On June 18, 2004, a federal district court in the case of Rosten v. Sutter Health Long-Term Disability Plan found the opinion of the California DOI to be persuasive in its interpretation of the California Insurance Code due to its thoroughness and what the court described as the validity of its reasoning. The judge went on to rule orally from the bench that the discretionary clause in the policy at issue in the case violated California law and that the DOI’s statutory authority to regulate discretionary clauses in insurance contracts is not preempted by ERISA because it is a law that regulates insurance within the meaning of ERISA’s savings clause. The court held that the standard of review in the case would be de novo even though the particular policy had been issued to the employer prior to the DOI’s letter opinion and the Notice to Withdraw Approval.

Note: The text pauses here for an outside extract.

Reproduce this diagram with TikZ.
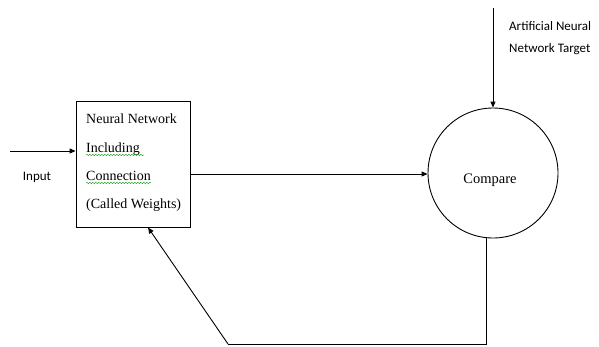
\documentclass[tikz,border=0pt]{standalone}
\usepackage{fontspec}
\setmainfont{Liberation Serif}
\newfontfamily\calib{Carlito}
\usetikzlibrary{arrows.meta,decorations.pathmorphing}
\begin{document}
\begin{tikzpicture}[x=1pt,y=-1pt,
  conn/.style={line width=0.9pt,-{Triangle[length=6pt,width=5pt]}},
  plain/.style={line width=0.9pt},
  lbl/.style={font=\calib\fontsize{13}{15}\selectfont,inner sep=0pt},
  boxtxt/.style={font=\fontsize{14}{16}\selectfont,inner sep=0pt,anchor=base west},
  squig/.style={draw=green!60!black,line width=0.4pt,decorate,decoration={snake,amplitude=0.7pt,segment length=3pt}}]
\useasboundingbox (0,0) rectangle (599,346);
\fill[white] (0,0) rectangle (599,346);
% box
\node[draw,line width=0.9pt,minimum width=114pt,minimum height=126pt,inner sep=0pt] (nn) at (133,164) {};
\node[boxtxt] (t1) at (86,123) {Neural Network};
\node[boxtxt] (t2) at (86,152) {Including};
\node[boxtxt] (t3) at (86,180) {Connection};
\node[boxtxt] (t4) at (86,208) {(Called Weights)};
\draw[squig] ([yshift=-3pt]t2.base west) -- ([yshift=-3pt,xshift=4pt]t2.base east);
\draw[squig] ([yshift=-3pt]t3.base west) -- ([yshift=-3pt]t3.base east);
% circle
\node[draw,circle,line width=0.9pt,minimum size=130pt,inner sep=0pt] (cmp) at (493,173) {};
\node[font=\fontsize{14.5}{16}\selectfont,inner sep=0pt] (cmpt) at (490,180) {Compare};
% input
\coordinate (in) at (10,151);
\node[lbl] (inl) at (37,177) {Input};
\draw[conn] (in) -- (nn.west |- in);
% top
\coordinate (tg) at (493,8);
\node[lbl,align=left,anchor=north west] (tgl) at (509,21) {Artificial Neural\\[7pt]Network Target};
\draw[conn] (tg) -- (cmp.north);
% middle
\draw[conn] (nn.east |- 0,174) -- (cmp.west |- 0,174);
% feedback
\coordinate (f1) at (486,344);
\coordinate (f2) at (228,344);
\draw[plain] (486,237) -- (f1) -- (f2);
\draw[conn] (f2) -- (nn.south -| 148,0);
\end{tikzpicture}
\end{document}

On July 1, 2004, another federal judge, in the same district as the Rosten case, issued a contrary written ruling in the ironically named case of Firestone v. Acuson Corporation Long Term Disability Plan, 326 F.Supp.2d 1040 (N.D. Cal. 2004). In the Acuson decision, the court rejected the plaintiff’s argument that the denial of disability benefits had to be reviewed under a de novo standard on the basis of the DOI’s letter opinion. The insurance company that had issued the policy in Acuson was not among the companies listed in the DOI’s Notice to Withdraw Approval. The court noted that once the California DOI has approved a policy that is otherwise validly issued, it is a binding contract and governs the obligation of the parties until the DOI revokes its approval. The court stated that it had no power to invalidate a portion of an insurance policy or to unilaterally reform the terms and conditions of the policy, and that the plaintiff’s only potential remedy was to file a writ of mandamus to compel the DOI to withdraw its approval of the policy. The court then granted the defendant’s motion for partial summary judgment, finding that the decision to terminate the plaintiff’s disability benefits would be reviewed only for an abuse of discretion.
Plan sponsors of insured disability plans and insurers operating in California should keep a close eye on these issues in the courts and in the proceedings before the DOI. Future issues of the Benefits Report will update you on any significant developments as to discretionary clauses in disability insurance contracts.